I promise tomorrow will be the start of the long-awaited posts about our last con. Which, SPOILER ALERT!, was the best con ever! Seriously, amazeballs. But in the meantime, I wanted to share this.

I know that there are people who get completely freaked by how much the internet knows about us. I personally know that I should care, but I don’t. Some of the stuff that clearly points to invasion of privacy and/or giving up our private information is actually pretty cool and fascinating to me. Case in point, today’s Google Doodle:

What I saw when I opened Google this morning.

Now when I first saw it, I thought, “OMG, that’s cool! Someone else has a birthday today. I wonder whose birthday it is…” so I hovered over with my mouse

HOLY SHIT! ARE YOU KIDDING ME?!?!

I know it’s just an algorithm based on the fact that I am logged in to Google/Gmail. I know this. But I still think it’s pretty awesome. How have I not heard about this before now?! I mean, I would have assumed that someone else would have posted about this long ago, but I had no idea that Google did this. Very cool, Google. You totally made Nagzilla’s morning.

Jason also made my morning by giving me part of my birthday present:

In some ways, gift giving for me is so easy. If it says Star Wars, pretty much guaranteed I’m gonna like it.

Goblets, man. Star Wars goblets! How cool is that?

Apparently I also share a birthday with Jay-Z. We’re twins, yo.

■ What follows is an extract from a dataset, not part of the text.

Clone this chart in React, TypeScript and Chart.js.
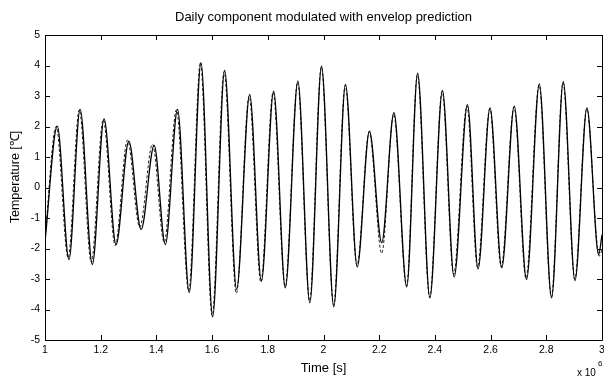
import React, { useEffect, useRef } from 'react';
import { Chart, registerables } from 'chart.js';
Chart.register(...registerables);

const chartTitle = 'Daily component modulated with envelop prediction';
const xAxisLabel = 'Time [s]';
const yAxisLabel = 'Temperature [\u2103]';
const xTickValues = [1, 1.2, 1.4, 1.6, 1.8, 2, 2.2, 2.4, 2.6, 2.8, 3];
const yTickValues = [-5, -4, -3, -2, -1, 0, 1, 2, 3, 4, 5];

// Time in units of 10^6 s, temperature in degrees C (extrema of the daily oscillation)
const solidTime = [
  1.000, 1.044, 1.086, 1.126, 1.170, 1.212, 1.255, 1.301, 1.345, 1.392, 1.432, 1.476,
  1.518, 1.560, 1.602, 1.645, 1.688, 1.735, 1.777, 1.821, 1.863, 1.908, 1.951, 1.993,
  2.037, 2.079, 2.121, 2.165, 2.209, 2.253, 2.299, 2.338, 2.382, 2.427, 2.469, 2.517,
  2.555, 2.598, 2.640, 2.685, 2.729, 2.775, 2.819, 2.861, 2.903, 2.946, 2.988, 3.000,
];
const solidTemp = [
  -1.78, 2.01, -2.36, 2.56, -2.52, 2.25, -1.87, 1.52, -1.38, 1.38, -1.87, 2.56,
  -3.45, 4.09, -4.24, 3.84, -3.34, 3.05, -3.07, 3.16, -3.29, 3.49, -3.78, 3.98,
  -3.91, 3.38, -2.60, 1.85, -1.81, 2.45, -3.26, 3.75, -3.62, 3.18, -2.93, 2.72,
  -2.67, 2.61, -2.63, 2.67, -3.02, 3.40, -3.62, 3.47, -3.05, 2.61, -2.20, -1.55,
];
const dashedTime = [
  1.000, 1.040, 1.083, 1.123, 1.166, 1.209, 1.252, 1.296, 1.340, 1.386, 1.428, 1.472,
  1.516, 1.558, 1.600, 1.643, 1.687, 1.733, 1.775, 1.819, 1.862, 1.907, 1.950, 1.992,
  2.036, 2.078, 2.120, 2.164, 2.209, 2.252, 2.298, 2.337, 2.381, 2.426, 2.467, 2.515,
  2.553, 2.597, 2.638, 2.684, 2.727, 2.774, 2.818, 2.860, 2.902, 2.945, 2.990, 3.000,
];
const dashedTemp = [
  -1.65, 2.00, -2.30, 2.55, -2.45, 2.22, -1.90, 1.55, -1.30, 1.42, -1.80, 2.55,
  -3.40, 4.10, -4.20, 3.80, -3.47, 3.00, -3.10, 3.12, -3.25, 3.45, -3.72, 3.95,
  -3.85, 3.35, -2.55, 1.82, -2.16, 2.40, -3.22, 3.70, -3.60, 3.15, -2.85, 2.68,
  -2.62, 2.58, -2.60, 2.64, -2.98, 3.36, -3.58, 3.44, -3.00, 2.58, -2.25, -2.05,
];

const FONT = "'Liberation Sans', Arial, sans-serif";

const boxPlugin = {
  id: 'matlabBox',
  afterDatasetsDraw(chart: any) {
    const { ctx, chartArea: a, scales } = chart;
    const xs = scales.x, ys = scales.y;
    ctx.save();
    ctx.strokeStyle = '#000';
    ctx.lineWidth = 1;
    ctx.beginPath();
    ctx.rect(Math.round(a.left) + 0.5, Math.round(a.top) + 0.5, Math.round(a.right - a.left), Math.round(a.bottom - a.top));
    ctx.stroke();
    const L = 5;
    ctx.beginPath();
    xTickValues.forEach((v) => {
      const px = Math.round(xs.getPixelForValue(v)) + 0.5;
      ctx.moveTo(px, a.bottom); ctx.lineTo(px, a.bottom - L);
      ctx.moveTo(px, a.top); ctx.lineTo(px, a.top + L);
    });
    yTickValues.forEach((v) => {
      const py = Math.round(ys.getPixelForValue(v)) + 0.5;
      ctx.moveTo(a.left, py); ctx.lineTo(a.left + L, py);
      ctx.moveTo(a.right, py); ctx.lineTo(a.right - L, py);
    });
    ctx.stroke();
    ctx.fillStyle = '#000';
    // title centred over the plot area
    ctx.textAlign = 'center';
    ctx.textBaseline = 'alphabetic';
    ctx.font = `13px ${FONT}`;
    ctx.fillText(chartTitle, (a.left + a.right) / 2, 21);
    // y-axis label
    ctx.save();
    ctx.translate(19, 177);
    ctx.rotate(-Math.PI / 2);
    ctx.font = `12.5px ${FONT}`;
    ctx.fillText(yAxisLabel, 0, 0);
    ctx.restore();
    // exponent
    ctx.textAlign = 'left';
    ctx.font = `10px ${FONT}`;
    ctx.fillText('x 10', 577, 376);
    ctx.font = `8px ${FONT}`;
    ctx.fillText('6', 598, 366);
    ctx.restore();
  },
};

export default function App() {
  const ref = useRef<HTMLCanvasElement>(null);
  useEffect(() => {
    document.body.style.margin = '0';
    const chart = new Chart(ref.current!, {
      type: 'line',
      data: {
        datasets: [
          {
            label: 'measured',
            data: solidTime.map((t, i) => ({ x: t, y: solidTemp[i] })),
            borderColor: '#000',
            borderWidth: 1.3,
            pointRadius: 0,
            cubicInterpolationMode: 'monotone',
            fill: false,
          },
          {
            label: 'prediction',
            data: dashedTime.map((t, i) => ({ x: t, y: dashedTemp[i] })),
            borderColor: '#222',
            borderWidth: 1,
            borderDash: [3, 2],
            pointRadius: 0,
            cubicInterpolationMode: 'monotone',
            fill: false,
          },
        ],
      },
      options: {
        animation: false,
        responsive: false,
        maintainAspectRatio: false,
        layout: { padding: { left: 0, right: 2, top: 35, bottom: 0 } },
        plugins: {
          legend: { display: false },
          tooltip: { enabled: false },
          title: { display: false },
        },
        scales: {
          x: {
            type: 'linear',
            min: 1,
            max: 3,
            afterBuildTicks: (s: any) => { s.ticks = xTickValues.map((v) => ({ value: v })); },
            afterFit: (s: any) => { s.height = 39; s.paddingRight = 0; s.paddingLeft = 0; },
            ticks: {
              color: '#000',
              font: { family: FONT, size: 10.5 },
              padding: 4,
              maxRotation: 0,
              autoSkip: false,
              callback: (v: any) => String(Math.round(Number(v) * 10) / 10),
            },
            grid: { display: false, drawTicks: false },
            border: { display: false },
            title: {
              display: true,
              text: xAxisLabel,
              color: '#000',
              font: { family: FONT, size: 13 },
              padding: { top: 0, bottom: 3.2 },
            },
          },
          y: {
            type: 'linear',
            min: -5,
            max: 5,
            afterBuildTicks: (s: any) => { s.ticks = yTickValues.map((v) => ({ value: v })); },
            afterFit: (s: any) => { s.width = 45; s.paddingTop = 0; s.paddingBottom = 0; },
            ticks: {
              color: '#000',
              font: { family: FONT, size: 10.5 },
              padding: 5,
              autoSkip: false,
            },
            grid: { display: false, drawTicks: false },
            border: { display: false },
            title: { display: false },
          },
        },
      },
      plugins: [boxPlugin],
    } as any);
    return () => chart.destroy();
  }, []);
  return (
    <div style={{ width: 604, height: 379 }}>
      <canvas ref={ref} width={604} height={379} style={{ display: 'block' }} />
    </div>
  );
}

Happy birthday, twin brother!

Today I’m 44 on the 4th. So sort of a double golden birthday, if you will. Since I was too young to appreciate the golden birthday thing when I actually had my golden birthday (because c’mon, I was 4!) I’m totally taking advantage of this one. I already had my traditional dinner at B-Dubs (Buffalo Wild Wings, for the uninitiated) on Sunday evening, so we’ll see where the celebrations go from here.

So now you have something to look forward to on YOUR birthday! Watch for your own personalized Google Doodle.

As J. Michael Tatum said during a couple of his panels, “It’s a magical time to be alive!”

Imma go eat my cake now…

OMG MY ZILLAS!!! While Googling “Godzilla birthday” I found this blog about the most epic Godzilla birthday party ever! Holy cow, I want to do this!